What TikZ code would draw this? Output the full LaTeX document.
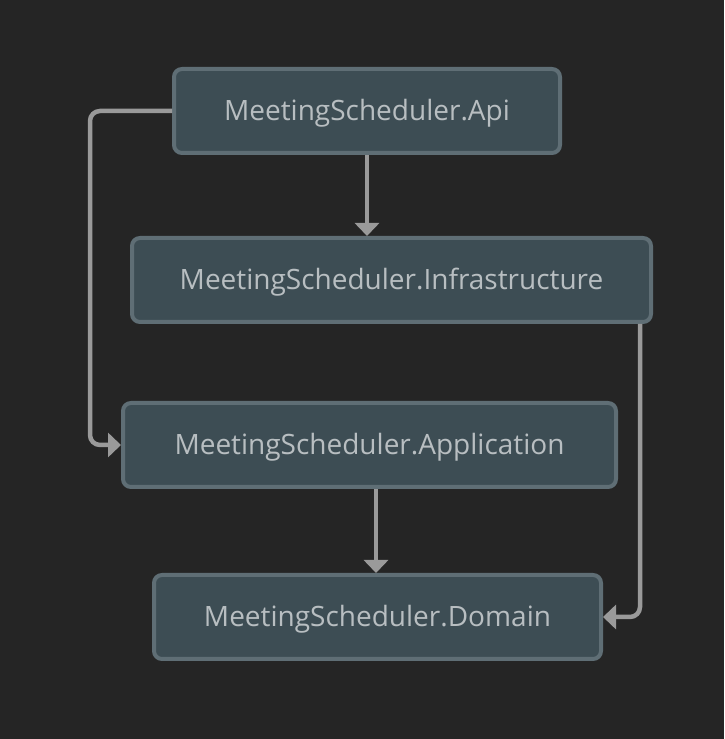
\documentclass[tikz,border=0pt]{standalone}
\usepackage{fontspec}
\setmainfont{Open Sans}
\usetikzlibrary{arrows.meta}
\definecolor{bg}{HTML}{252525}
\definecolor{boxfill}{HTML}{3D4D54}
\definecolor{boxline}{HTML}{5F6E75}
\definecolor{txt}{HTML}{B8BEC1}
\definecolor{edge}{HTML}{9A9A9A}
\newcommand{\lbltext}[1]{\raisebox{-10pt}[0pt][0pt]{#1}}
\tikzset{
  modbox/.style={draw=boxline, fill=boxfill, line width=4pt, rounded corners=8pt,
    text=txt, font=\fontsize{28}{32}\selectfont, inner sep=0pt, anchor=center},
  conn/.style={draw=edge, line width=4.5pt, rounded corners=10pt,
    -{Triangle[width=24pt,length=13pt]}}
}
\begin{document}
\begin{tikzpicture}[x=1pt,y=1pt]
\fill[bg] (0,0) rectangle (724,739);
\useasboundingbox (0,0) rectangle (724,739);
\node[modbox, minimum width=386pt, minimum height=84pt] (api) at (367,628) {\lbltext{MeetingScheduler.Api}};
\node[modbox, minimum width=519pt, minimum height=84pt] (infra) at (391.5,459) {\lbltext{MeetingScheduler.Infrastructure}};
\node[modbox, minimum width=493pt, minimum height=84pt] (app) at (369.5,294) {\lbltext{MeetingScheduler.Application}};
\node[modbox, minimum width=447pt, minimum height=84pt] (dom) at (377.5,122) {\lbltext{MeetingScheduler.Domain}};
\coordinate (c1) at (90,628);
\coordinate (c2) at (90,294);
\coordinate (c3) at (640,122);
\draw[conn] (api.south -| 367,0) -- (infra.north -| 367,0);
\draw[conn] (app.south -| 376,0) -- (dom.north -| 376,0);
\draw[conn] (api.west) -- (c1) -- (c2) -- (app.west);
\draw[conn] (infra.south -| 640,0) -- (c3) -- (dom.east);
\end{tikzpicture}
\end{document}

──────

◆ **Task to carry out**:
From the material above, reproduce everything verbatim except the pictures.

◆ **Exercise response**:
What TikZ code would draw this? Output the full LaTeX document.
\documentclass[tikz,border=0pt]{standalone}
\usepackage{fontspec}
\setmainfont{Open Sans}
\usetikzlibrary{arrows.meta}
\definecolor{bg}{HTML}{252525}
\definecolor{boxfill}{HTML}{3D4D54}
\definecolor{boxline}{HTML}{5F6E75}
\definecolor{txt}{HTML}{B8BEC1}
\definecolor{edge}{HTML}{9A9A9A}
\newcommand{\lbltext}[1]{\raisebox{-10pt}[0pt][0pt]{#1}}
\tikzset{
  modbox/.style={draw=boxline, fill=boxfill, line width=4pt, rounded corners=8pt,
    text=txt, font=\fontsize{28}{32}\selectfont, inner sep=0pt, anchor=center},
  conn/.style={draw=edge, line width=4.5pt, rounded corners=10pt,
    -{Triangle[width=24pt,length=13pt]}}
}
\begin{document}
\begin{tikzpicture}[x=1pt,y=1pt]
\fill[bg] (0,0) rectangle (724,739);
\useasboundingbox (0,0) rectangle (724,739);
\node[modbox, minimum width=386pt, minimum height=84pt] (api) at (367,628) {\lbltext{MeetingScheduler.Api}};
\node[modbox, minimum width=519pt, minimum height=84pt] (infra) at (391.5,459) {\lbltext{MeetingScheduler.Infrastructure}};
\node[modbox, minimum width=493pt, minimum height=84pt] (app) at (369.5,294) {\lbltext{MeetingScheduler.Application}};
\node[modbox, minimum width=447pt, minimum height=84pt] (dom) at (377.5,122) {\lbltext{MeetingScheduler.Domain}};
\coordinate (c1) at (90,628);
\coordinate (c2) at (90,294);
\coordinate (c3) at (640,122);
\draw[conn] (api.south -| 367,0) -- (infra.north -| 367,0);
\draw[conn] (app.south -| 376,0) -- (dom.north -| 376,0);
\draw[conn] (api.west) -- (c1) -- (c2) -- (app.west);
\draw[conn] (infra.south -| 640,0) -- (c3) -- (dom.east);
\end{tikzpicture}
\end{document}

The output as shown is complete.